Collected material:

• • • •

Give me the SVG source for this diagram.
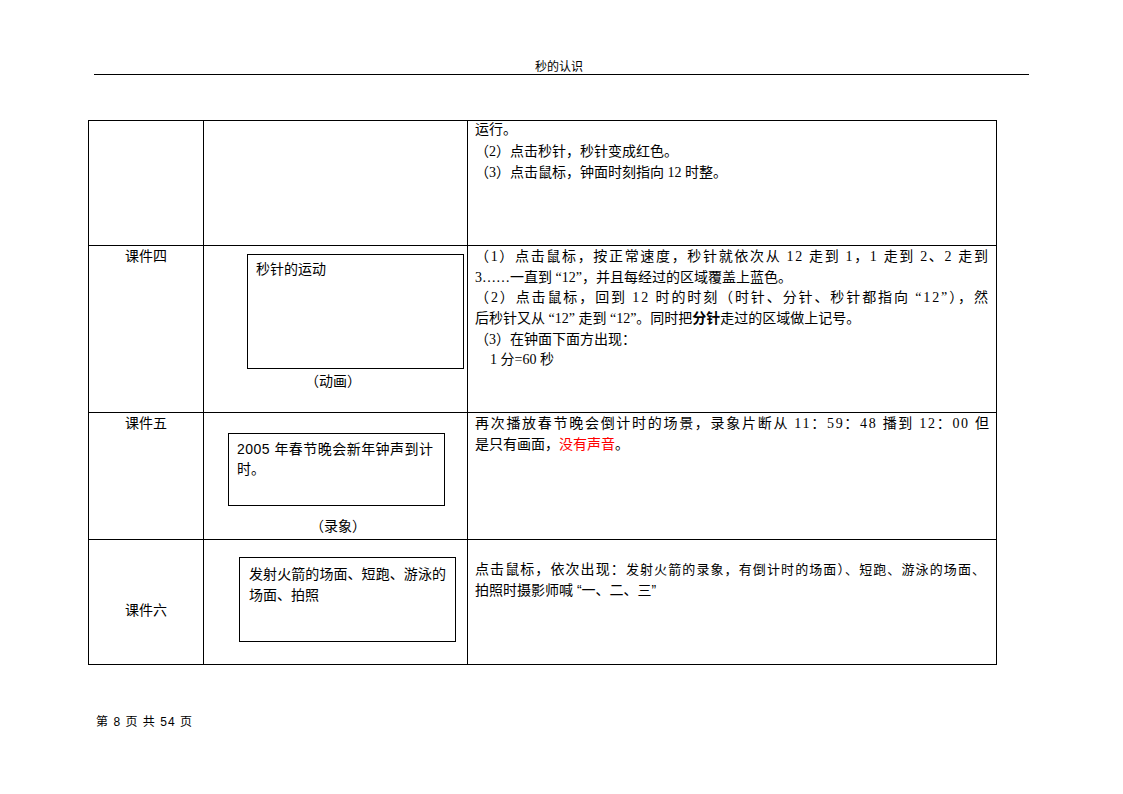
<svg xmlns="http://www.w3.org/2000/svg" width="1123" height="794" viewBox="0 0 1123 794">
<style>
.t{font-family:"Liberation Serif","Noto Sans CJK SC",serif;font-size:14px;fill:#000}
.s{font-family:"Liberation Sans","Noto Sans CJK SC",sans-serif;font-size:14px;fill:#000}
.h{font-family:"Liberation Sans","Noto Sans CJK SC",sans-serif;font-size:12px;fill:#000}
.ln{stroke:#000;stroke-width:1;fill:none}
.bx{stroke:#000;stroke-width:1;fill:#fff}
</style>
<rect width="1123" height="794" fill="#fff"/>
<g id="header">
<text class="h" x="559" y="71" text-anchor="middle">秒的认识</text>
<line class="ln" x1="94" y1="74.5" x2="1029" y2="74.5"/>
</g>
<g id="table">
<rect class="ln" x="88.5" y="120.5" width="908" height="544"/>
<line class="ln" x1="203.5" y1="120" x2="203.5" y2="664"/>
<line class="ln" x1="467.5" y1="120" x2="467.5" y2="664"/>
<line class="ln" x1="88" y1="245.5" x2="996" y2="245.5"/>
<line class="ln" x1="88" y1="412.5" x2="996" y2="412.5"/>
<line class="ln" x1="88" y1="539.5" x2="996" y2="539.5"/>
</g>
<g id="row1">
<text class="t" x="475" y="134">运行。</text>
<text class="t" x="475" y="156">（2）点击秒针，秒针变成红色。</text>
<text class="t" x="475" y="177">（3）点击鼠标，钟面时刻指向 12 时整。</text>
</g>
<g id="row2">
<text class="t" x="146" y="261" text-anchor="middle">课件四</text>
<rect class="bx" x="247.5" y="254.5" width="216" height="114"/>
<text class="s" x="256" y="274">秒针的运动</text>
<text class="s" x="333" y="386" text-anchor="middle">（动画）</text>
<text class="t" x="475" y="261" textLength="513" lengthAdjust="spacing">（1）点击鼠标，按正常速度，秒针就依次从 12 走到 1，1 走到 2、2 走到</text>
<text class="t" x="475" y="282">3……一直到 “12”，并且每经过的区域覆盖上蓝色。</text>
<text class="t" x="475" y="302" textLength="513" lengthAdjust="spacing">（2）点击鼠标，回到 12 时的时刻（时针、分针、秒针都指向 “12”），然</text>
<text class="t" x="475" y="323">后秒针又从 “12” 走到 “12”。同时把<tspan font-weight="bold">分针</tspan>走过的区域做上记号。</text>
<text class="t" x="475" y="344">（3）在钟面下面方出现：</text>
<text class="t" x="490" y="364">1 分=60 秒</text>
</g>
<g id="row3">
<text class="t" x="146" y="428" text-anchor="middle">课件五</text>
<rect class="bx" x="228.5" y="433.5" width="216" height="72"/>
<text class="s" x="237" y="454" textLength="196" lengthAdjust="spacing">2005 年春节晚会新年钟声到计</text>
<text class="s" x="237" y="474">时。</text>
<text class="s" x="338" y="531" text-anchor="middle">（录象）</text>
<text class="t" x="475" y="428" textLength="514" lengthAdjust="spacing">再次播放春节晚会倒计时的场景，录象片断从 11：59：48 播到 12：00 但</text>
<text class="t" x="475" y="449">是只有画面，<tspan fill="#ff0000">没有声音</tspan>。</text>
</g>
<g id="row4">
<text class="t" x="146" y="615" text-anchor="middle">课件六</text>
<rect class="bx" x="239.5" y="557.5" width="216" height="84"/>
<text class="s" x="249" y="579" textLength="197" lengthAdjust="spacing">发射火箭的场面、短跑、游泳的</text>
<text class="s" x="249" y="600">场面、拍照</text>
<text class="s" x="475" y="574" textLength="510" lengthAdjust="spacing">点击鼠标，依次出现：<tspan font-size="13">发射火箭的录象，有倒计时的场面）、短跑、游泳的场面、</tspan></text>
<text class="s" x="475" y="595">拍照时摄影师喊 “一、二、三”</text>
</g>
<g id="footer">
<text class="h" x="96" y="726" textLength="96" lengthAdjust="spacing">第 8 页 共 54 页</text>
</g>
</svg>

• • • •

Reproduce the listing exactly. Leave its pictures out.

Correct response:
Give me the SVG source for this diagram.
<svg xmlns="http://www.w3.org/2000/svg" width="1123" height="794" viewBox="0 0 1123 794">
<style>
.t{font-family:"Liberation Serif","Noto Sans CJK SC",serif;font-size:14px;fill:#000}
.s{font-family:"Liberation Sans","Noto Sans CJK SC",sans-serif;font-size:14px;fill:#000}
.h{font-family:"Liberation Sans","Noto Sans CJK SC",sans-serif;font-size:12px;fill:#000}
.ln{stroke:#000;stroke-width:1;fill:none}
.bx{stroke:#000;stroke-width:1;fill:#fff}
</style>
<rect width="1123" height="794" fill="#fff"/>
<g id="header">
<text class="h" x="559" y="71" text-anchor="middle">秒的认识</text>
<line class="ln" x1="94" y1="74.5" x2="1029" y2="74.5"/>
</g>
<g id="table">
<rect class="ln" x="88.5" y="120.5" width="908" height="544"/>
<line class="ln" x1="203.5" y1="120" x2="203.5" y2="664"/>
<line class="ln" x1="467.5" y1="120" x2="467.5" y2="664"/>
<line class="ln" x1="88" y1="245.5" x2="996" y2="245.5"/>
<line class="ln" x1="88" y1="412.5" x2="996" y2="412.5"/>
<line class="ln" x1="88" y1="539.5" x2="996" y2="539.5"/>
</g>
<g id="row1">
<text class="t" x="475" y="134">运行。</text>
<text class="t" x="475" y="156">（2）点击秒针，秒针变成红色。</text>
<text class="t" x="475" y="177">（3）点击鼠标，钟面时刻指向 12 时整。</text>
</g>
<g id="row2">
<text class="t" x="146" y="261" text-anchor="middle">课件四</text>
<rect class="bx" x="247.5" y="254.5" width="216" height="114"/>
<text class="s" x="256" y="274">秒针的运动</text>
<text class="s" x="333" y="386" text-anchor="middle">（动画）</text>
<text class="t" x="475" y="261" textLength="513" lengthAdjust="spacing">（1）点击鼠标，按正常速度，秒针就依次从 12 走到 1，1 走到 2、2 走到</text>
<text class="t" x="475" y="282">3……一直到 “12”，并且每经过的区域覆盖上蓝色。</text>
<text class="t" x="475" y="302" textLength="513" lengthAdjust="spacing">（2）点击鼠标，回到 12 时的时刻（时针、分针、秒针都指向 “12”），然</text>
<text class="t" x="475" y="323">后秒针又从 “12” 走到 “12”。同时把<tspan font-weight="bold">分针</tspan>走过的区域做上记号。</text>
<text class="t" x="475" y="344">（3）在钟面下面方出现：</text>
<text class="t" x="490" y="364">1 分=60 秒</text>
</g>
<g id="row3">
<text class="t" x="146" y="428" text-anchor="middle">课件五</text>
<rect class="bx" x="228.5" y="433.5" width="216" height="72"/>
<text class="s" x="237" y="454" textLength="196" lengthAdjust="spacing">2005 年春节晚会新年钟声到计</text>
<text class="s" x="237" y="474">时。</text>
<text class="s" x="338" y="531" text-anchor="middle">（录象）</text>
<text class="t" x="475" y="428" textLength="514" lengthAdjust="spacing">再次播放春节晚会倒计时的场景，录象片断从 11：59：48 播到 12：00 但</text>
<text class="t" x="475" y="449">是只有画面，<tspan fill="#ff0000">没有声音</tspan>。</text>
</g>
<g id="row4">
<text class="t" x="146" y="615" text-anchor="middle">课件六</text>
<rect class="bx" x="239.5" y="557.5" width="216" height="84"/>
<text class="s" x="249" y="579" textLength="197" lengthAdjust="spacing">发射火箭的场面、短跑、游泳的</text>
<text class="s" x="249" y="600">场面、拍照</text>
<text class="s" x="475" y="574" textLength="510" lengthAdjust="spacing">点击鼠标，依次出现：<tspan font-size="13">发射火箭的录象，有倒计时的场面）、短跑、游泳的场面、</tspan></text>
<text class="s" x="475" y="595">拍照时摄影师喊 “一、二、三”</text>
</g>
<g id="footer">
<text class="h" x="96" y="726" textLength="96" lengthAdjust="spacing">第 8 页 共 54 页</text>
</g>
</svg>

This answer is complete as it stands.